Further, some say the ads were overpriced: a competing bid by another production company featured storyboards and scripts without personal appearances by the governor. That studio’s bid was nearly $2 million less than that of the company which won the contract to produce the ads.

Some Republicans see the issue of the tourism ads as little more than an opportunity to pile on to a governor already under siege. “It’s a straw man argument,” one GOP source told Thursday Review, “Chris Christie’s down and this is a way to add insult to the injury. A few weeks back the ads would have meant nothing, to anyone. Now everything is on the radar.”

In the meantime, some legal analysts question whether the bridge scandal represents a clear and demonstrable violation of federal law. Even if federal authorities find that the lane closures were the result of deliberate political payback by top Christie staffers, some feel the feds may have little, if any, legal grounds to pursue; there was no theft of funds and no private gain. Still, the pressure is on from Democrats in New Jersey and in Washington to bring to a full bore the power of the U.S. government.
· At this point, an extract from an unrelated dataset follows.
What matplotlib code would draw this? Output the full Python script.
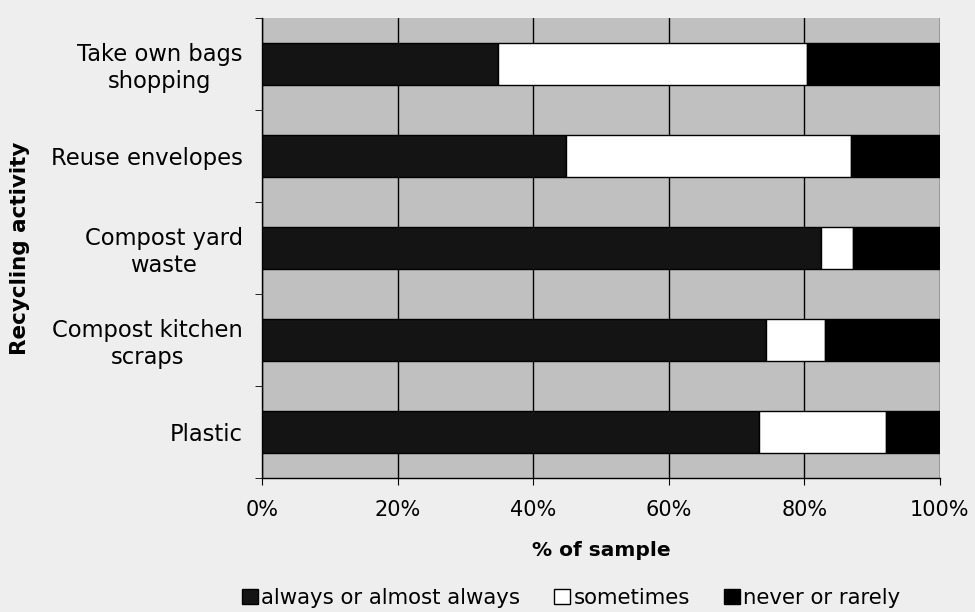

For the GOP, the already murky road ahead has either become more complex, or much simpler—depending on your viewpoint. Christie, who was recently elected to head the Republican Governor’s association, widely considered a final grooming process for top presidential contenders, may or may not survive this ordeal. If his recent press conference assertions of innocence stand the test of time—which is to say, withstand the multi-front investigations and intense scrutiny of the media—Christie may in fact emerge stronger for having taken action by dismissing some of his top staff.

If, on the other hand, evidence emerges which shows that the governor collaborated in any way with the scheme to shut down access lanes to the bridge, then his road to the White House may be quickly and unceremoniously closed—along with every available access ramp and lane.